Rodger Heaton | |
Order: | United States Attorney for the Central District of Illinois |
Appointer: | George W. Bush |
Term Start: | 2006 |
Term End: | 2009 |
Predecessor: | Jan Paul Miller |
Successor: | James Lewis |
Party: | Republican |
Profession: | Attorney |
Rodger A. Heaton is an American attorney who served as the United States Attorney for the Central District of Illinois from 2005 to 2009.
Heaton was raised in Lexington, Illinois. He attended University of Illinois at Urbana–Champaign and Indiana University Maurer School of Law.

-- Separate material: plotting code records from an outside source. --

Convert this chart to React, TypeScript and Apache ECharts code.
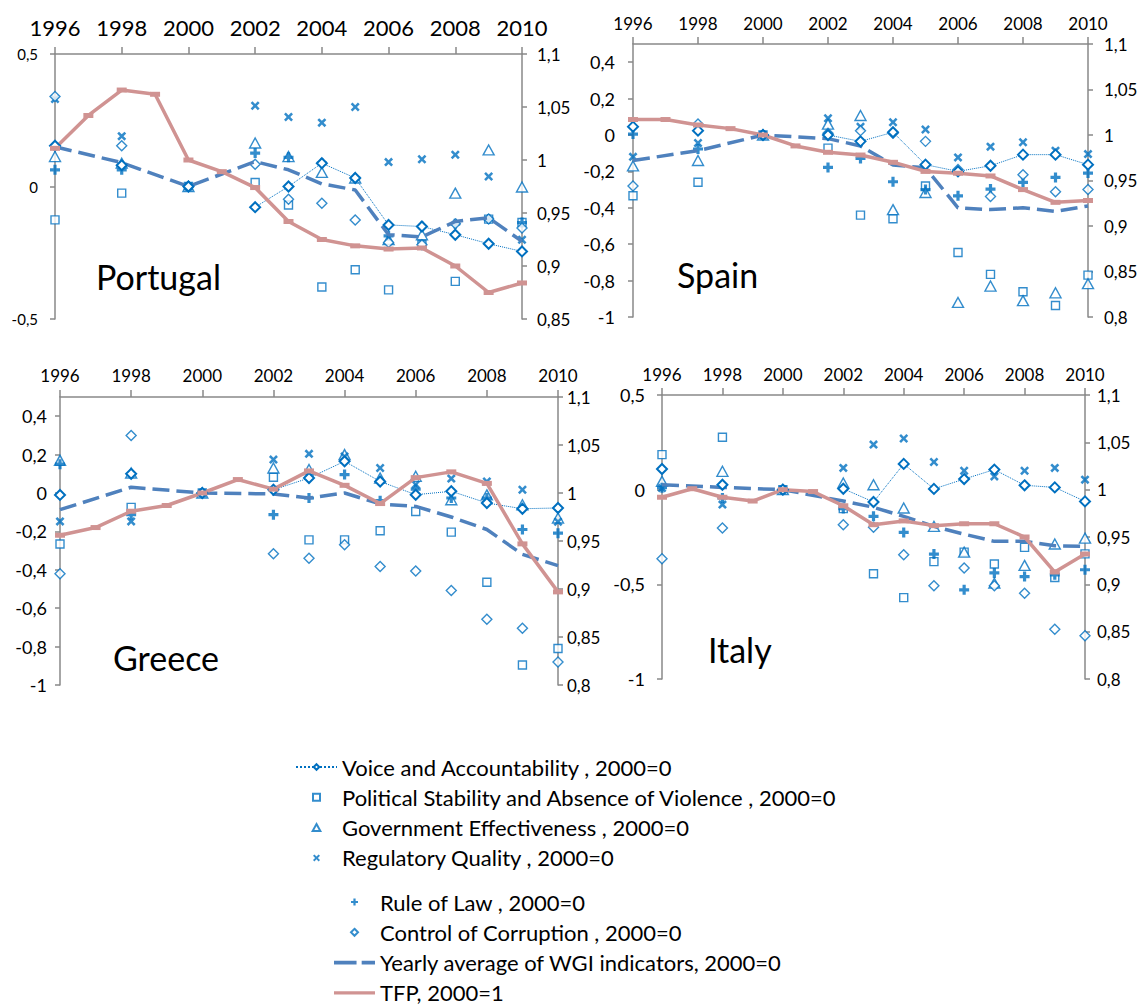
import React, { useEffect, useRef } from 'react';
import * as echarts from 'echarts';

// ---------- DATA ----------
const WGI_YEARS = [1996, 1998, 2000, 2002, 2003, 2004, 2005, 2006, 2007, 2008, 2009, 2010];
const TFP_YEARS = [1996, 1997, 1998, 1999, 2000, 2001, 2002, 2003, 2004, 2005, 2006, 2007, 2008, 2009, 2010];
const X_MIN = 1996;
const X_MAX = 2010;
const X_STEP = 2;

// Portugal
const PT_VA = [0.154, 0.08, 0, -0.078, 0.0, 0.088, 0.032, -0.145, -0.151, -0.182, -0.216, -0.245];
const PT_PS = [-0.126, -0.025, 0, 0.015, -0.07, -0.379, -0.314, -0.39, -0.22, -0.358, -0.123, -0.136];
const PT_GE = [0.113, 0.088, 0, 0.164, 0.113, 0.053, 0.032, -0.2, -0.182, -0.025, 0.138, -0.002];
const PT_RQ = [0.33, 0.19, 0, 0.305, 0.262, 0.241, 0.3, 0.092, 0.103, 0.12, 0.038, -0.201];
const PT_RL = [0.063, 0.063, 0, 0.126, 0.11, 0.088, 0.032, -0.186, -0.151, -0.141, -0.123, -0.136];
const PT_CC = [0.34, 0.154, 0, 0.084, -0.048, -0.063, -0.126, -0.211, -0.22, -0.141, -0.123, -0.157];
const PT_AVG = [0.15, 0.09, 0, 0.094, 0.063, 0.01, -0.013, -0.182, -0.19, -0.132, -0.118, -0.207];
const PT_TFP = [1.011, 1.042, 1.066, 1.062, 1.0, 0.989, 0.974, 0.942, 0.925, 0.919, 0.916, 0.917, 0.9, 0.875, 0.884];

// Spain
const ES_VA = [0.046, 0.024, 0, 0.0, -0.035, 0.015, -0.163, -0.2, -0.169, -0.108, -0.108, -0.163];
const ES_PS = [-0.334, -0.26, 0, -0.072, -0.44, -0.46, -0.28, -0.646, -0.766, -0.861, -0.937, -0.77];
const ES_GE = [-0.17, -0.14, 0, 0.06, 0.107, -0.41, -0.316, -0.92, -0.83, -0.91, -0.867, -0.817];
const ES_RQ = [-0.12, -0.044, 0, 0.092, 0.045, 0.07, 0.03, -0.123, -0.064, -0.04, -0.086, -0.105];
const ES_RL = [0.005, -0.077, 0, -0.178, -0.129, -0.257, -0.3, -0.334, -0.297, -0.26, -0.233, -0.209];
const ES_CC = [-0.28, 0.06, 0, 0.01, 0.024, 0.01, -0.035, -0.19, -0.338, -0.219, -0.312, -0.3];
const ES_AVG = [-0.14, -0.086, 0, -0.02, -0.06, -0.165, -0.18, -0.4, -0.41, -0.4, -0.42, -0.39];
const ES_TFP = [1.017, 1.017, 1.011, 1.007, 1.0, 0.988, 0.981, 0.978, 0.97, 0.96, 0.958, 0.955, 0.94, 0.926, 0.928];

// Greece
const GR_VA = [-0.01, 0.1, 0, 0.017, 0.078, 0.165, 0.06, -0.009, 0.009, -0.052, -0.082, -0.078];
const GR_PS = [-0.266, -0.075, 0, 0.082, -0.244, -0.244, -0.197, -0.096, -0.204, -0.465, -0.896, -0.81];
const GR_GE = [0.17, 0.104, 0, 0.13, 0.122, 0.2, 0.078, 0.087, -0.035, -0.01, -0.061, -0.13];
const GR_RQ = [-0.148, -0.148, 0, 0.174, 0.204, 0.19, 0.13, 0.044, 0.075, 0.06, 0.017, -0.15];
const GR_RL = [0.15, -0.113, 0, -0.113, -0.026, 0.096, -0.04, 0.02, -0.026, -0.026, -0.19, -0.209];
const GR_CC = [-0.42, 0.3, 0, -0.317, -0.34, -0.27, -0.383, -0.406, -0.508, -0.658, -0.705, -0.88];
const GR_AVG = [-0.087, 0.03, 0, -0.005, -0.026, 0.0, -0.057, -0.07, -0.125, -0.19, -0.32, -0.378];
const GR_TFP = [0.956, 0.964, 0.981, 0.987, 1.0, 1.014, 1.004, 1.023, 1.008, 0.989, 1.016, 1.022, 1.01, 0.947, 0.897];

// Italy
const IT_VA = [0.109, 0.026, 0, 0.005, -0.065, 0.136, 0.004, 0.056, 0.106, 0.023, 0.012, -0.062];
const IT_PS = [0.185, 0.277, 0, -0.1, -0.444, -0.57, -0.38, -0.33, -0.393, -0.305, -0.464, -0.339];
const IT_GE = [0.044, 0.097, 0, 0.035, 0.026, -0.097, -0.194, -0.33, -0.494, -0.4, -0.287, -0.256];
const IT_RQ = [0.009, -0.079, 0, 0.115, 0.238, 0.27, 0.146, 0.1, 0.07, 0.1, 0.115, 0.053];
const IT_RL = [0.01, -0.044, 0, -0.1, -0.141, -0.226, -0.34, -0.529, -0.44, -0.459, -0.45, -0.423];
const IT_CC = [-0.365, -0.203, 0, -0.185, -0.198, -0.344, -0.508, -0.414, -0.508, -0.547, -0.737, -0.771];
const IT_AVG = [0.026, 0.012, 0, -0.06, -0.093, -0.141, -0.194, -0.235, -0.273, -0.273, -0.296, -0.3];
const IT_TFP = [0.992, 1.001, 0.992, 0.988, 1.0, 0.998, 0.983, 0.963, 0.967, 0.962, 0.964, 0.964, 0.95, 0.913, 0.932];

const NAMES = {
  va: 'Voice and Accountability , 2000=0',
  ps: 'Political Stability and Absence of Violence , 2000=0',
  ge: 'Government Effectiveness , 2000=0',
  rq: 'Regulatory Quality , 2000=0',
  rl: 'Rule of Law , 2000=0',
  cc: 'Control of Corruption , 2000=0',
  avg: 'Yearly average of WGI indicators, 2000=0',
  tfp: 'TFP, 2000=1',
};

// ---------- STYLE / LAYOUT ----------
const FONT = 'Lato, "DejaVu Sans", sans-serif';
const BLUE = '#0070C0';
const AVG_COLOR = '#4F81BD';
const TFP_COLOR = '#D09392';
const AXIS_COLOR = '#898989';

const X_PATH = 'path://M0,2 L2,0 L5,3 L8,0 L10,2 L7,5 L10,8 L8,10 L5,7 L2,10 L0,8 L3,5 Z';
const PLUS_PATH = 'path://M3.4,0 H6.6 V3.4 H10 V6.6 H6.6 V10 H3.4 V6.6 H0 V3.4 H3.4 Z';
const SQUARE_PATH = 'path://M0,0 H8 V8 H0 Z';
const TRI_PATH = 'path://M5.5,0 L11,10 L0,10 Z';
const DIAM_PATH = 'path://M5,0 L10,5 L5,10 L0,5 Z';
const AVG_ICON = 'path://M0,0 H22 V3.5 H0 Z M27,0 H40 V3.5 H27 Z';
const TFP_ICON = 'path://M0,0 H43 V3.5 H0 Z';

const PANELS = [
  {
    name: 'Portugal', label: { x: 96, y: 276 },
    d: { va: PT_VA, ps: PT_PS, ge: PT_GE, rq: PT_RQ, rl: PT_RL, cc: PT_CC, avg: PT_AVG, tfp: PT_TFP },
    grid: { left: 55, top: 54, width: 467, height: 265 },
    yMin: -0.5, yMax: 0.5, yInt: 0.5, rMin: 0.85,
    xFont: 22, xMargin: 16, lFont: 15, lMargin: 17, rFont: 17, rMargin: 15,
  },
  {
    name: 'Spain', label: { x: 677, y: 274 },
    d: { va: ES_VA, ps: ES_PS, ge: ES_GE, rq: ES_RQ, rl: ES_RL, cc: ES_CC, avg: ES_AVG, tfp: ES_TFP },
    grid: { left: 633, top: 44, width: 455, height: 273 },
    yMin: -1, yMax: 0.5, yInt: 0.2, rMin: 0.8,
    xFont: 17, xMargin: 12, lFont: 18, lMargin: 18, rFont: 17, rMargin: 16,
  },
  {
    name: 'Greece', label: { x: 113, y: 657 },
    d: { va: GR_VA, ps: GR_PS, ge: GR_GE, rq: GR_RQ, rl: GR_RL, cc: GR_CC, avg: GR_AVG, tfp: GR_TFP },
    grid: { left: 60, top: 397, width: 498, height: 288 },
    yMin: -1, yMax: 0.5, yInt: 0.2, rMin: 0.8,
    xFont: 17, xMargin: 13, lFont: 18, lMargin: 13, rFont: 17, rMargin: 9,
  },
  {
    name: 'Italy', label: { x: 708, y: 649 },
    d: { va: IT_VA, ps: IT_PS, ge: IT_GE, rq: IT_RQ, rl: IT_RL, cc: IT_CC, avg: IT_AVG, tfp: IT_TFP },
    grid: { left: 662, top: 395, width: 423, height: 284 },
    yMin: -1, yMax: 0.5, yInt: 0.5, rMin: 0.8,
    xFont: 17, xMargin: 12, lFont: 18, lMargin: 17, rFont: 17, rMargin: 12,
  },
];

const fmt = (v: number) => String(Math.round(v * 100) / 100).replace('.', ',');

const pairs = (xs: number[], ys: number[]) => xs.map((x, i) => [x, ys[i]]);
const withBreaks = (xs: number[], ys: number[]) => {
  const out: any[] = [];
  xs.forEach((x, i) => {
    if (i > 0 && x - xs[i - 1] > 1) out.push([(x + xs[i - 1]) / 2, '-']);
    out.push([x, ys[i]]);
  });
  return out;
};

function buildOption() {
  const axisLine = { show: true, onZero: false, lineStyle: { color: AXIS_COLOR, width: 1.5 } };
  const axisTick = { show: true, length: 5, lineStyle: { color: AXIS_COLOR, width: 1.5 } };
  const grid: any[] = [];
  const xAxis: any[] = [];
  const yAxis: any[] = [];
  const series: any[] = [];
  const graphic: any[] = [];

  PANELS.forEach((p, i) => {
    grid.push({ ...p.grid, containLabel: false });
    xAxis.push({
      type: 'value', gridIndex: i, position: 'top', min: X_MIN, max: X_MAX, interval: X_STEP,
      axisLine, axisTick: { ...axisTick, length: 7 }, splitLine: { show: false },
      axisLabel: {
        formatter: (v: number) => String(v), fontSize: p.xFont, margin: p.xMargin, color: '#000', fontFamily: FONT,
        align: 'center', alignMinLabel: 'center', alignMaxLabel: 'center', hideOverlap: false,
      },
    });
    const exact = Math.abs(Math.round((p.yMax - p.yMin) / p.yInt) - (p.yMax - p.yMin) / p.yInt) < 1e-6;
    yAxis.push({
      type: 'value', gridIndex: i, position: 'left', min: p.yMin, max: p.yMax, interval: p.yInt,
      axisLine, axisTick, splitLine: { show: false },
      axisLabel: { formatter: fmt, fontSize: p.lFont, margin: p.lMargin, color: '#000', fontFamily: FONT, showMaxLabel: exact },
    });
    yAxis.push({
      type: 'value', gridIndex: i, position: 'right', min: p.rMin, max: 1.1, interval: 0.05,
      axisLine, axisTick, splitLine: { show: false },
      axisLabel: { formatter: fmt, fontSize: p.rFont, margin: p.rMargin, color: '#000', fontFamily: FONT },
    });
    const L = 2 * i;
    const R = 2 * i + 1;
    const hollow = { color: '#fff', borderColor: BLUE, borderWidth: 1.4 };
    series.push({
      name: NAMES.va, type: 'line', xAxisIndex: i, yAxisIndex: L, data: withBreaks(WGI_YEARS, p.d.va),
      symbol: 'emptyDiamond', symbolSize: 10, showAllSymbol: true,
      itemStyle: { color: BLUE, borderWidth: 1.4 }, lineStyle: { color: BLUE, width: 1, type: 'dotted' },
    });
    series.push({
      name: NAMES.ps, type: 'scatter', xAxisIndex: i, yAxisIndex: L, data: pairs(WGI_YEARS, p.d.ps),
      symbol: SQUARE_PATH, symbolSize: 8, itemStyle: hollow,
    });
    series.push({
      name: NAMES.ge, type: 'scatter', xAxisIndex: i, yAxisIndex: L, data: pairs(WGI_YEARS, p.d.ge),
      symbol: TRI_PATH, symbolSize: [11, 10], itemStyle: hollow,
    });
    series.push({
      name: NAMES.rq, type: 'scatter', xAxisIndex: i, yAxisIndex: L, data: pairs(WGI_YEARS, p.d.rq),
      symbol: X_PATH, symbolSize: 9, itemStyle: { color: BLUE },
    });
    series.push({
      name: NAMES.rl, type: 'scatter', xAxisIndex: i, yAxisIndex: L, data: pairs(WGI_YEARS, p.d.rl),
      symbol: PLUS_PATH, symbolSize: 10, itemStyle: { color: BLUE },
    });
    series.push({
      name: NAMES.cc, type: 'scatter', xAxisIndex: i, yAxisIndex: L, data: pairs(WGI_YEARS, p.d.cc),
      symbol: DIAM_PATH, symbolSize: 10, itemStyle: hollow,
    });
    series.push({
      name: NAMES.avg, type: 'line', xAxisIndex: i, yAxisIndex: L, data: pairs(WGI_YEARS, p.d.avg),
      symbol: 'none', lineStyle: { color: AVG_COLOR, width: 3.5, type: [17, 7] }, itemStyle: { color: AVG_COLOR },
    });
    series.push({
      name: NAMES.tfp, type: 'line', xAxisIndex: i, yAxisIndex: R, data: pairs(TFP_YEARS, p.d.tfp),
      symbol: 'rect', symbolSize: [10, 5], showAllSymbol: true,
      lineStyle: { color: TFP_COLOR, width: 3.5 }, itemStyle: { color: TFP_COLOR },
    });
    graphic.push({
      type: 'text', x: p.label.x, y: p.label.y, silent: true,
      style: { text: p.name, fontSize: 34, fontFamily: FONT, fill: '#000', verticalAlign: 'middle' },
    });
  });

  const legendText = { fontFamily: FONT, fontSize: 22, color: '#000', lineHeight: 22 };
  const legendBase = {
    orient: 'vertical', itemWidth: 41, itemHeight: 7, itemGap: 8.3, padding: 0,
    selectedMode: false, textStyle: legendText, symbolKeepAspect: true,
  };
  return {
    animation: false,
    backgroundColor: '#fff',
    grid, xAxis, yAxis, series, graphic,
    legend: [
      { ...legendBase, left: 295, top: 756, data: [NAMES.va, NAMES.ps, NAMES.ge, NAMES.rq] },
      {
        ...legendBase, left: 334, top: 891,
        data: [NAMES.rl, NAMES.cc, { name: NAMES.avg, icon: AVG_ICON }, { name: NAMES.tfp, icon: TFP_ICON }],
      },
    ],
  };
}

export default function App() {
  const ref = useRef<HTMLDivElement>(null);
  useEffect(() => {
    if (!ref.current) return;
    const chart = echarts.init(ref.current, undefined, { renderer: 'svg' });
    chart.setOption(buildOption() as any);
    return () => chart.dispose();
  }, []);
  return (
    <div
      ref={ref}
      style={{ position: 'absolute', left: 0, top: 0, width: 1144, height: 1005, background: '#fff' }}
    />
  );
}
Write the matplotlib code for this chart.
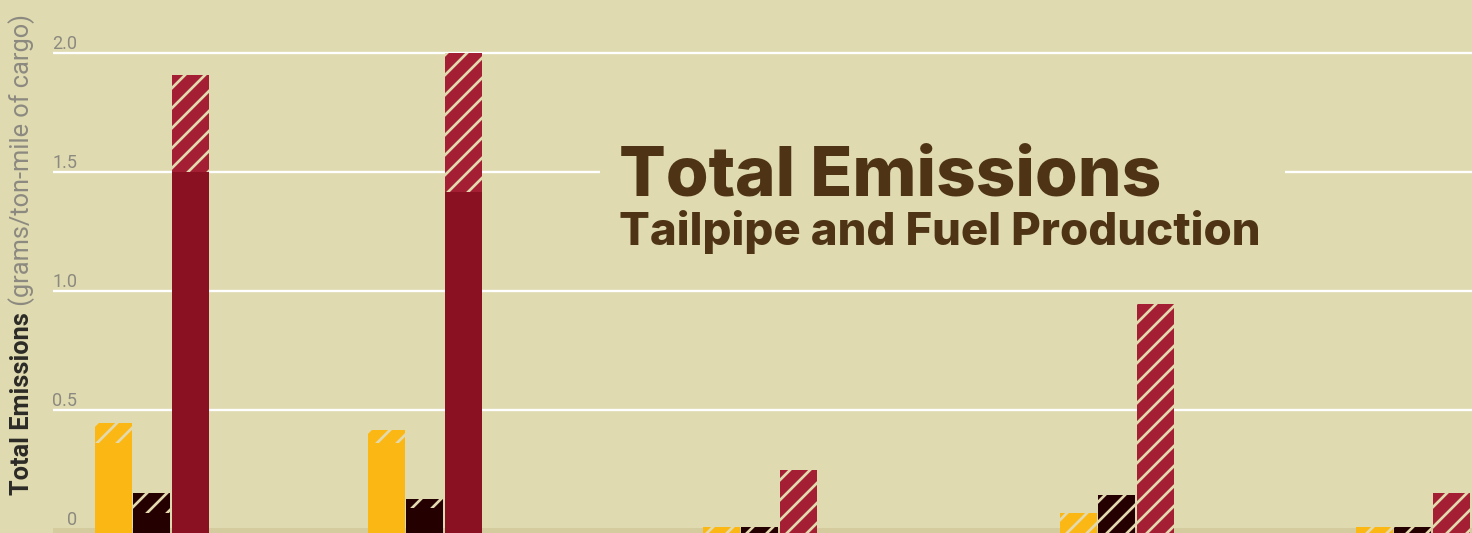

He joined the U.S. Department of Justice in 1989.[1] During the Whitewater controversy, Heaton took part in the successful prosecution of Jim Guy Tucker.[2]
He was appointed the U.S. Attorney for the Central District of Illinois; the area's top law enforcement official.[1] He was chosen out of a field that included Rick Winkel and Darin LaHood.[3] In 2009, Heaton resigned and was succeeded by the First Assistant U.S. Attorney in an acting capacity.[4] President Barack Obama appointed James Lewis as the new U.S. Attorney for Central Illinois in a permanent capacity.[5]
In 2015, Bruce Rauner appointed Heaton his homeland security advisor and the Illinois Director of Public Safety. In 2017, he was promoted to Governor Rauner's Chief of Staff. He was Rauner's fourth Chief of Staff in three years.[6] Heaton would go on to serve as Chief of Staff for the remainder of Rauner's time in office.[7] On April 8, 2022, Governor J. B. Pritzker appointed Heaton to one of nine vacancies on the Illinois Prisoner Review Board and Heaton was confirmed by the Illinois Senate the next day. His term runs from May 1, 2022, to January 20, 2025.[8]